7. Implications and Future Directions

  • Field impact
  • This work established that very simple log-linear objectives can learn high-quality word vectors when trained at scale, shifting the community toward embedding pretraining as a standard component in NLP pipelines. The abstract claims and Tables 4–6 demonstrate competitive or superior performance with far less compute than older NNLMs/RNNLMs.

  • What it enables

  • Large-scale, high-dimensional embeddings become practical: the paper reports training 1000d embeddings on 6B tokens with days×cores budgets (Table 6).
  • New evaluations and tasks that depend on linear vector operations (analogy reasoning; semantic search; vector arithmetic-based knowledge probing).

  • Practical applications

  • The conclusion points to immediate uses: > “word vectors can be successfully applied to automatic extension of facts in Knowledge Bases… [and] machine translation experiments also look very promising.”
  • Other downstream tasks include sentiment analysis and paraphrase detection; the paper cites prior gains with neural embeddings and anticipates further improvements with these faster, larger vectors (Conclusion).

  • Research directions suggested by the paper’s analyses

  • Combine data and dimensionality scaling (Table 2) rather than scaling only one.
  • Incorporate subword/morphological information to improve syntactic and rare-word behavior (Section 4.1).
  • Explore complementary combinations with generative LMs (e.g., RNNLMs), as shown on the Sentence Completion task (Table 7).
  • Extend beyond single-token words to phrases and multiword expressions; Section 7 (Follow-Up Work) hints at “Words and Phrases and their Compositionality” [21] as next steps.

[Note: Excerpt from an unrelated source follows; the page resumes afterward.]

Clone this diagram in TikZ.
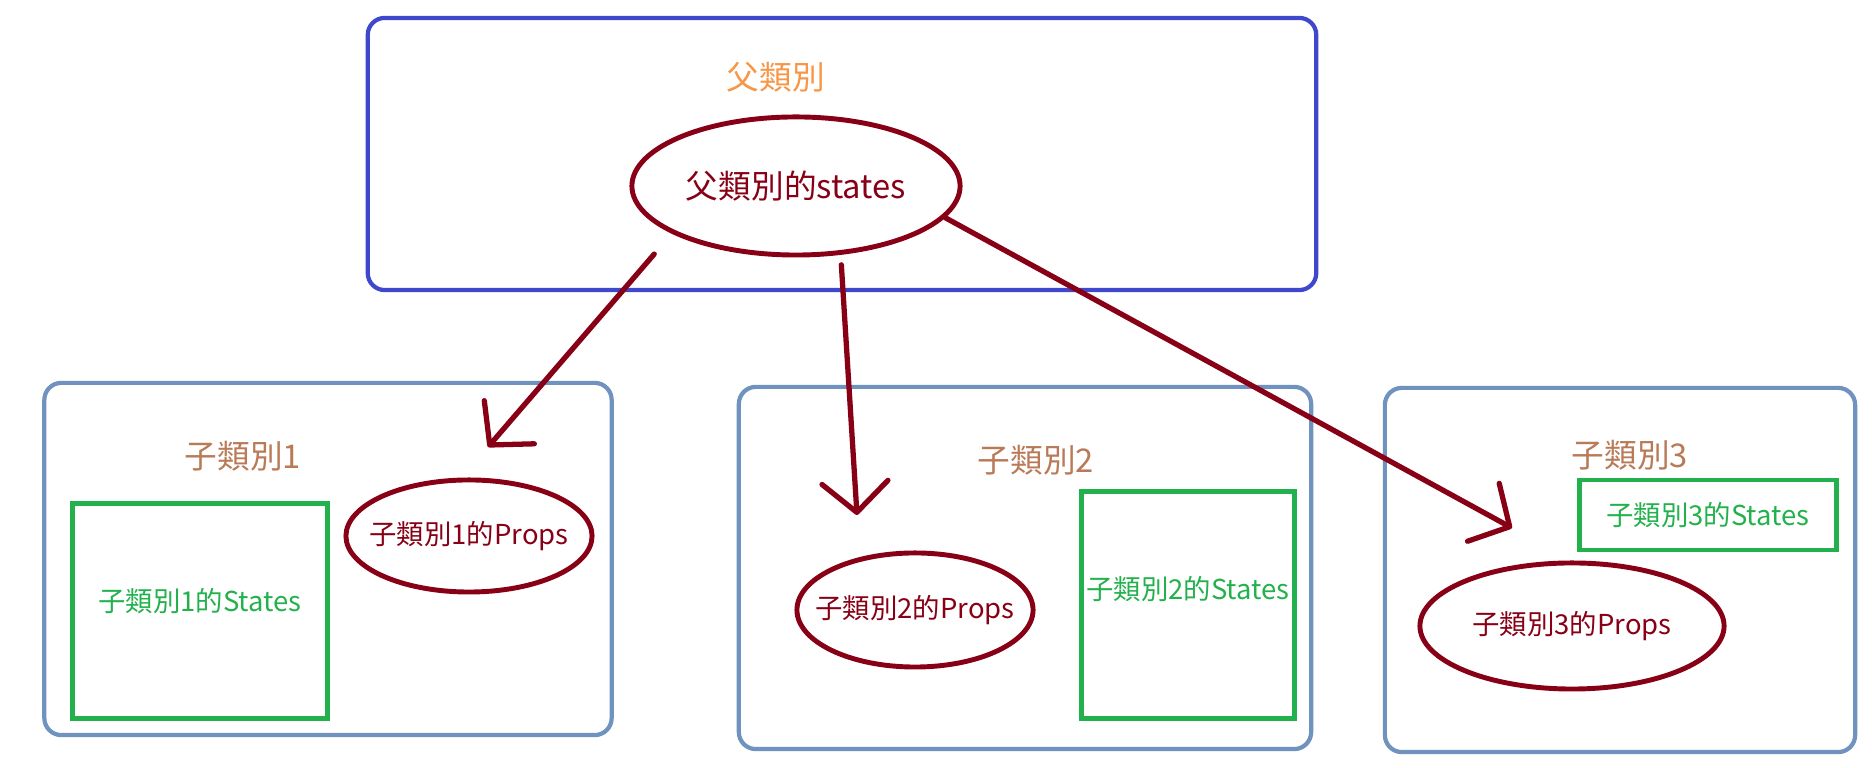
\documentclass[tikz,border=0pt]{standalone}
\usepackage{fontspec}
\setmainfont{Noto Sans CJK TC}
\usetikzlibrary{shapes.geometric, arrows.meta}

\definecolor{fuBlue}{RGB}{63,72,204}
\definecolor{ziBlue}{RGB}{112,146,190}
\definecolor{stGreen}{RGB}{34,177,76}
\definecolor{propRed}{RGB}{136,0,21}
\definecolor{fuOrange}{RGB}{247,150,70}
\definecolor{ziBrown}{RGB}{185,122,87}

\begin{document}
\begin{tikzpicture}[x=0.01cm, y=-0.01cm, >={Straight Barb[length=0.3cm, width=0.66cm, round]},
	frame/.style={draw, rounded corners=0.17cm, line width=1.2pt, inner sep=0pt},
	props/.style={draw=propRed, ellipse, line width=1.4pt, inner ysep=0pt, inner xsep=-0.3cm, text=propRed, font=\fontsize{7.8}{9}\selectfont},
	statebox/.style={draw=stGreen, line width=1.2pt, inner sep=0pt, text=stGreen, font=\fontsize{7.8}{9}\selectfont},
	title/.style={text=ziBrown, font=\fontsize{9.3}{11}\selectfont},
	arr/.style={->, propRed, line width=1.5pt, line cap=round}]
	\useasboundingbox (0,0) rectangle (1872,768);
	
	% 1. 父類別
	\node[frame, draw=fuBlue, minimum width=9.48cm, minimum height=2.72cm] (fu) at (842,154) {};
	\node[title, text=fuOrange] (futitle) at (776,77) {父類別};
	\node[props, minimum width=3.28cm, minimum height=1.38cm, font=\fontsize{9.3}{11}\selectfont] (fust) at (796,186) {父類別的states};
	
	% 2. 子類別1
	\node[frame, draw=ziBlue, minimum width=5.67cm, minimum height=3.52cm] (zi1) at (328,559) {};
	\node[title] (zi1title) at (243,456) {子類別1};
	\node[statebox, minimum width=2.55cm, minimum height=2.15cm, text depth=0.22cm] (st1) at (200,611) {子類別1的States};
	\node[props, minimum width=2.46cm, minimum height=1.12cm] (pr1) at (469,536) {子類別1的Props};
	
	% 3. 子類別2
	\node[frame, draw=ziBlue, minimum width=5.72cm, minimum height=3.62cm] (zi2) at (1025,568) {};
	\node[title] (zi2title) at (1036,460) {子類別2};
	\node[statebox, minimum width=2.13cm, minimum height=2.27cm, text depth=0.34cm] (st2) at (1188,605) {子類別2的States};
	\node[props, minimum width=2.36cm, minimum height=1.14cm] (pr2) at (915,610) {子類別2的Props};
	
	% 4. 子類別3
	\node[frame, draw=ziBlue, minimum width=4.70cm, minimum height=3.64cm] (zi3) at (1620,570) {};
	\node[title] (zi3title) at (1630,455) {子類別3};
	\node[statebox, minimum width=2.57cm, minimum height=0.70cm] (st3) at (1708,515) {子類別3的States};
	\node[props, minimum width=3.04cm, minimum height=1.26cm] (pr3) at (1572,626) {子類別3的Props};
	
	% 5. 箭頭
	\coordinate (tip1) at (488,447);
	\coordinate (tip2) at (857,515);
	\coordinate (tip3) at (1512,528);
	\draw[arr, shorten <=0.27cm] (fust.201) -- (tip1);
	\draw[arr, shorten <=0.1cm] (fust.303) -- (tip2);
	\draw[arr] (fust.348) -- (tip3);
\end{tikzpicture}
\end{document}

Overall, by redesigning the objective around per-example efficiency and leveraging hierarchical softmax with Huffman coding, CBOW and Skip-gram make it feasible to learn large, accurate word embeddings quickly. The experiments substantiate both the speed and quality claims using a clear, relation-focused benchmark and large-scale training setups.